The number of illegal migrants entering the European Union fell sharply for the third year in a row in 2018 but arrivals remain high and stronger border controls are needed, the head of the EU’s border control agency Frontex said Wednesday.
Fabrice Leggeri said that despite the drop in arrivals to 150,114 last year from 204,750 in 2017, the agency was still beefing up its border control measures through more staff and technology.
“Three is no burning crisis with the irregular crossing at external borders,” Leggeri told a news conference.
But he added that: “All EU citizens need to be checked when coming back home or leaving the EU,” maintaining that security at airports, for example, was as important as security on the external borders.
The arrival of large numbers of asylum seekers to Europe in recent years has created a humanitarian crisis, with thousands dying each year at sea trying to make crossings in overloaded boats, and a political crisis with the rise of far-right, anti-immigration parties across the continent.

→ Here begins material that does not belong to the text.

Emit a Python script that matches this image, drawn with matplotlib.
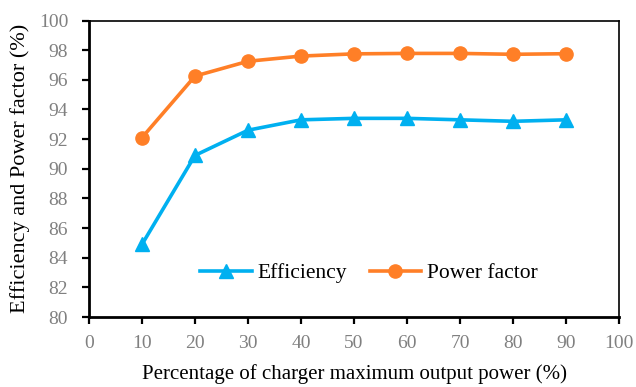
import matplotlib
matplotlib.use("Agg")
import matplotlib.pyplot as plt

x_pct = [10, 20, 30, 40, 50, 60, 70, 80, 90]
efficiency = [84.9, 90.9, 92.6, 93.3, 93.4, 93.4, 93.3, 93.2, 93.3]
power_factor = [92.1, 96.25, 97.25, 97.6, 97.75, 97.78, 97.78, 97.72, 97.76]

plt.rcParams['font.family'] = ['Liberation Serif', 'DejaVu Serif']

fig = plt.figure(figsize=(6.36, 3.87), dpi=100)
ax = fig.add_axes([89 / 636, 1 - 317 / 387, 530 / 636, 296.5 / 387])

ax.plot(x_pct, efficiency, color='#00B0F0', lw=2.6, marker='^', ms=10,
        label='Efficiency')
ax.plot(x_pct, power_factor, color='#FF7F27', lw=2.6, marker='o', ms=9.5,
        label='Power factor')

ax.set_xlim(0, 100)
ax.set_ylim(80, 100)
ax.set_xticks(range(0, 101, 10))
ax.set_yticks(range(80, 101, 2))
ax.tick_params(labelsize=14, labelcolor='#808080', width=1.6, length=5,
               direction='out')
ax.tick_params(axis='x', pad=8)
ax.tick_params(axis='y', pad=10)
for side in ['left', 'bottom']:
    ax.spines[side].set_linewidth(2)
for side in ['top', 'right']:
    ax.spines[side].set_linewidth(1.2)

ax.set_xlabel('Percentage of charger maximum output power (%)', fontsize=15,
              labelpad=9)
ax.set_ylabel('Efficiency and Power factor (%)', fontsize=16, labelpad=6)

ax.legend(loc='center', bbox_to_anchor=(0.528, 0.148), ncol=2, frameon=False,
          fontsize=15.5, handlelength=2.4, columnspacing=1.05,
          handletextpad=0.25)

fig.savefig('out.png', dpi=100)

The number of illegal migrants repatriated from the EU by Frontex edged down to 13,700 in 2018 from around 14,200 in 2017.
In the middle of the 2015 migrant crisis, the agency returned only some 3,600 migrants to their home countries. Returns facilitated by EU countries have also decreased by 5 percent.
Leggeri said Frontex and member states refused entry to the EU to 191,000 people last year, up from 183,000 in 2017.
The number of people coming across the central Mediterranean sea has dropped to the lowest since 2012 due to the danger of such crossings. Migrants and asylum-seekers are instead traveling along the eastern and western Mediterranean routes, Leggeri said.
The western Mediterranean route was the most active in 2018, replacing the central and eastern Mediterranean routes.
Most refugees took the eastern Mediterranean route into Greece during the 2015 migrant crisis, when nearly a million people crossed from Turkey to the Greek islands. But that route all but closed after the EU and Ankara agreed a deal to stop the flow in March 2016.
Morocco is the main departure point into Europe now, with many migrants coming from sub-Saharan Africa, according to the report.
Moroccans, followed by Guineans, Malians and Algerians have become the top-reported nationality of migrants traveling into Europe by the western route.